Monday, February 27, 2017

When Tides Turn

After a few disappointments in love, the glamorous and always popular Quintessa Beaumont decides she needs a change.  She leaves her department store sales job, starts going by the name "Tess," and joins the Navy's new WAVES program.  Lt. Dan Avery is determined to make Admiral one day, and doesn't have the time for distractions of any kind.  When the fun-loving Tess and straight-laced Dan find themselves working in the same office, sparks fly despite their best efforts t act otherwise.  Will Tess be able to prove to Dan-- and herself-- that she's more than a pretty face?  Will Dan realize that the rest and fun that Tessa brings to his life is a blessing and not a distraction? 

Sarah Sundin brings her Waves of Freedom series to a lovely and exciting conclusion in When Tides Turn.  Though I'm a devoted fan of Sundin's work, I'll admit to being a bit skeptical before starting this particular novel.  From previous installments, I'd honestly never been terribly fond of Quintessa or Dan.  A self-centered and overly beautiful blonde, and an uptight, career-obsessed sailor?  Not my first choice for relatable protagonists.  With a truly talented bit of storytelling and character development, though, Sundin proves me absolutely wrong.  
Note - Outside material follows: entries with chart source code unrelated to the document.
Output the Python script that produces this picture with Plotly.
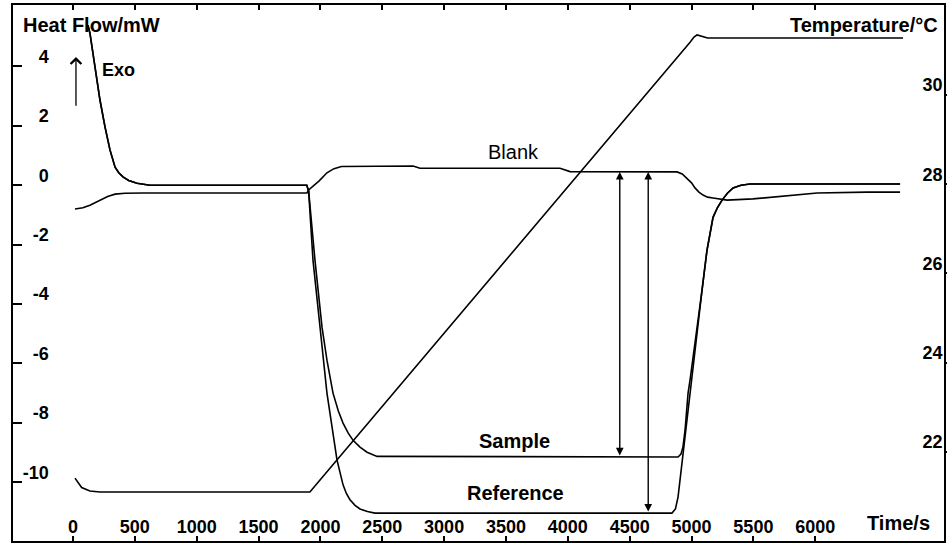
import plotly.graph_objects as go

# ---------------- data ----------------
# Temperature programme (right axis)
t_temp = [16, 40, 70, 137, 218, 1880, 1915, 4990, 5020, 5045, 5080, 5130, 6710]
temp_c = [21.41, 21.32, 21.20, 21.12, 21.10, 21.10, 21.10, 31.19, 31.30, 31.35, 31.32, 31.28, 31.28]

# Blank run heat flow
t_blank = [16, 80, 137, 218, 280, 340, 420, 566, 1892, 1905, 1950, 1990, 2053, 2110, 2170, 2749, 2805,
           3937, 4018, 4883, 4925, 4964, 5000, 5028, 5060, 5093, 5130, 5174, 5287, 5497, 5740, 6015,
           6419, 6686]
hf_blank = [-0.80, -0.76, -0.67, -0.50, -0.38, -0.30, -0.27, -0.26, -0.26, -0.16, 0.00, 0.15, 0.42,
            0.56, 0.63, 0.65, 0.57, 0.57, 0.46, 0.45, 0.38, 0.24, 0.08, -0.09, -0.23, -0.33, -0.40,
            -0.43, -0.50, -0.46, -0.36, -0.26, -0.23, -0.23]

# Sample run heat flow
t_sample = [121, 137, 178, 218, 259, 299, 340, 370, 404, 450, 517, 622, 1890, 1905, 1956, 2013,
            2053, 2102, 2145, 2183, 2225, 2264, 2320, 2377, 2458, 4891, 4915, 4931, 4948, 4972,
            4988, 5044, 5085, 5125, 5150, 5174, 5210, 5247, 5290, 5336, 5400, 5473, 6686]
hf_sample = [5.39, 5.12, 3.98, 2.87, 1.96, 1.19, 0.61, 0.42, 0.28, 0.16, 0.07, 0.0, 0.0, -0.20,
             -2.52, -4.78, -5.89, -7.00, -7.60, -8.01, -8.35, -8.59, -8.82, -8.99, -9.13, -9.15,
             -9.05, -8.81, -8.24, -7.00, -6.56, -4.87, -3.53, -2.19, -1.55, -1.08, -0.75, -0.50,
             -0.27, -0.09, 0.00, 0.04, 0.04]

# Reference run heat flow
t_ref = [121, 137, 178, 218, 259, 299, 340, 370, 404, 450, 517, 622, 1890, 1905, 1940, 1997, 2053,
         2134, 2160, 2183, 2210, 2239, 2280, 2320, 2380, 2441, 4842, 4870, 4891, 4923, 4956, 4988,
         5020, 5050, 5085, 5125, 5150, 5174, 5210, 5247, 5290, 5336, 5400, 5473, 6686]
hf_ref = [5.39, 5.12, 3.98, 2.87, 1.96, 1.19, 0.61, 0.42, 0.28, 0.16, 0.07, 0.0, 0.0, -0.20, -2.52,
          -4.78, -7.00, -9.25, -9.75, -10.09, -10.38, -10.59, -10.78, -10.90, -10.99, -11.04, -11.04,
          -10.90, -10.50, -9.35, -8.20, -7.00, -5.70, -4.70, -3.53, -2.19, -1.55, -1.08, -0.75,
          -0.50, -0.27, -0.09, 0.00, 0.04, 0.04]

x_ticks = [0, 500, 1000, 1500, 2000, 2500, 3000, 3500, 4000, 4500, 5000, 5500, 6000]
x_tick_text = ["0", "500", "1000", "1500", "2000", "2500", "3000", "3500", "4000", "4500", "5000", "5500", "6000"]
hf_ticks = [-10, -8, -6, -4, -2, 0, 2, 4]
hf_tick_text = ["-10", "-8", "-6", "-4", "-2", "0", "2", "4"]
temp_ticks = [22, 24, 26, 28, 30]
temp_tick_text = ["22", "24", "26", "28", "30"]

# difference arrows (time, top heat flow, bottom heat flow)
arrow_t = [4420, 4650]
arrow_top = [0.45, 0.45]
arrow_bottom = [-9.15, -11.04]

# ---------------- figure ----------------
FONT = "Liberation Sans"
line = dict(color="black", width=1.6)

fig = go.Figure()
fig.add_trace(go.Scatter(x=t_temp, y=temp_c, mode="lines", line=line, yaxis="y2",
                         name="Temperature"))
fig.add_trace(go.Scatter(x=t_blank, y=hf_blank, mode="lines", line=line, name="Blank"))
fig.add_trace(go.Scatter(x=t_sample, y=hf_sample, mode="lines", line=line, name="Sample"))
fig.add_trace(go.Scatter(x=t_ref, y=hf_ref, mode="lines", line=line, name="Reference"))
# carriers for the tick-label axes
fig.add_trace(go.Scatter(x=[None], y=[None], yaxis="y3", showlegend=False, hoverinfo="skip"))
fig.add_trace(go.Scatter(x=[None], y=[None], yaxis="y4", showlegend=False, hoverinfo="skip"))

ann = []
for tx, top, bot in zip(arrow_t, arrow_top, arrow_bottom):
    ann.append(dict(x=tx, y=top, ax=tx, ay=bot, xref="x", yref="y", axref="x", ayref="y",
                    showarrow=True, arrowhead=2, arrowsize=1.1, arrowwidth=1.4,
                    arrowside="end+start", arrowcolor="black", text=""))
# Exo arrow
ann.append(dict(x=24, y=4.32, ax=24, ay=2.63, xref="x", yref="y", axref="x", ayref="y",
                showarrow=True, arrowhead=4, arrowsize=1.6, arrowwidth=1.3,
                arrowcolor="black", text=""))
tf = dict(family=FONT, size=20, color="black")
ann += [
    dict(text="<b>Heat Flow/mW</b>", x=0.009, y=0.963, xref="paper", yref="paper",
         xanchor="left", yanchor="middle", showarrow=False, font=tf),
    dict(text="<b>Temperature/°C</b>", x=0.996, y=0.963, xref="paper", yref="paper",
         xanchor="right", yanchor="middle", showarrow=False, font=tf),
    dict(text="<b>Time/s</b>", x=0.987, y=0.034, xref="paper", yref="paper",
         xanchor="right", yanchor="middle", showarrow=False, font=tf),
    dict(text="<b>Exo</b>", x=0.093, y=0.878, xref="paper", yref="paper",
         xanchor="left", yanchor="middle", showarrow=False, font=dict(family=FONT, size=18, color="black")),
    dict(text="Blank", x=3557, y=1.12, xref="x", yref="y", showarrow=False,
         font=dict(family=FONT, size=20, color="black")),
    dict(text="<b>Sample</b>", x=3573, y=-8.62, xref="x", yref="y", showarrow=False,
         font=dict(family=FONT, size=20, color="black")),
    dict(text="<b>Reference</b>", x=3581, y=-10.36, xref="x", yref="y", showarrow=False,
         font=dict(family=FONT, size=20, color="black")),
]

tick_font = dict(family=FONT, size=18, color="black", weight="bold")
fig.update_layout(
    width=947, height=549,
    margin=dict(l=13, r=3, t=5, b=8),
    paper_bgcolor="white", plot_bgcolor="white",
    showlegend=False,
    font=dict(family=FONT, color="black"),
    xaxis=dict(range=[-485, 7041], tickvals=x_ticks, ticktext=x_tick_text,
               ticks="inside", ticklen=5, tickwidth=1.5, tickcolor="black",
               ticklabelposition="inside", tickfont=tick_font,
               showline=True, linewidth=2, linecolor="black", mirror="ticks",
               showgrid=False, zeroline=False, automargin=False),
    yaxis=dict(range=[-11.98, 6.07], tickvals=hf_ticks, showticklabels=False,
               ticks="inside", ticklen=9, tickwidth=1.5, tickcolor="black",
               showline=True, linewidth=2, linecolor="black",
               showgrid=False, zeroline=False, automargin=False),
    yaxis3=dict(range=[-11.98, 6.07], tickvals=hf_ticks, ticktext=hf_tick_text,
                overlaying="y", anchor="free",
                position=0.0385, side="left", ticks="", showline=False,
                showgrid=False, zeroline=False, tickfont=tick_font,
                ticklabelshift=-10, automargin=False),
    yaxis2=dict(range=[20.0, 32.02], tickvals=temp_ticks, showticklabels=False,
                overlaying="y", side="right",
                anchor="x", ticks="outside", ticklen=4, tickwidth=1.5, tickcolor="black",
                showline=True, linewidth=2, linecolor="black",
                showgrid=False, zeroline=False, automargin=False),
    yaxis4=dict(range=[20.0, 32.02], tickvals=temp_ticks, ticktext=temp_tick_text,
                overlaying="y", anchor="free", position=0.9985, side="left",
                ticks="", showline=False, showgrid=False, zeroline=False,
                tickfont=tick_font, ticklabelshift=-10, automargin=False),
    annotations=ann,
)

fig.write_html("out.html")
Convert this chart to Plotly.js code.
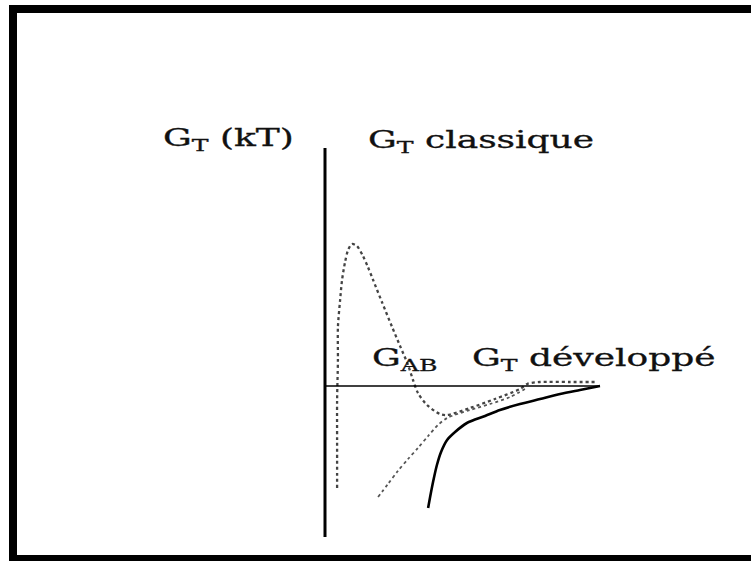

The growth experienced by both characters is both convicting and engaging, and I enjoyed every page of their love story.  The historical context of the series from a Naval and home front perspective continues to prove compelling, and the twists and turns of other sub-plots kept me guessing until the very end as well.  As with Sundin's previous series, all three installments of Waves of Freedom are well-researched, beautifully written, and well worth the time.  

 I received a free copy from the publisher.  No review, positive or otherwise, was required—all opinions are my own.

Monday, February 6, 2017

A Note Yet Unsung

Vienna-trained violinist Rebekah Carrington finds herself back in her hometown of Nashville after the sudden death of her grandmother.  Unable to live with her lecherous step-father and apathetic mother.  Pursuing her dream of playing with an orchestra, Rebekah auditions for Nashville's new conductor Nathaniel Tate Whitcomb.  While clearly impressed with her talent, Tate can't bring himself to defy the conventions of the time and allow a woman to perform with his orchestra.  Still seeking a way to support herself, Rebeka takes a job at Belmont Mansion teaching violin lessons.

As Nashville's youngest conductor, Tate feels intense pressure-- from himself and anxious donors-- to finish his first symphony in time for the grand opening if the city's new opera house.  Fears for his dying father, frequent headaches, and a strange buzzing in his ears leave him seemingly incapable of finishing his symphony.  As he learns more about Rebekah's training and natural talent, in becomes clear to Tate that she may be the only one who can help him.  Can Tate manage to convince Rebekah to help fulfill his dream when he has effectively ruined hers?

Tamera Alexander brings her Belmont Mansion series to an epic finale in A Note Yet Unsung.  I've long been a devoted fan of Alexander's, and this newest novel may just become my new favorite of hers.  It is easily my favorite of the Belmont series.  I can't think of a single complaint.  My inner Yankee often balks at her tendency to over-romanticize Southern culture, but there was very little of that in this case.  Music, feminism, faith, and romance all come together here for a virtually perfect work of fiction, and I devoured every last page.  The journey both Tate and Rebekah take in trying to reconcile their pasts with their dreams for the future is both believable and compelling, and caused me to shed more than one tear in the reading of it.

I received this book from the publisher in exchange for an honest review.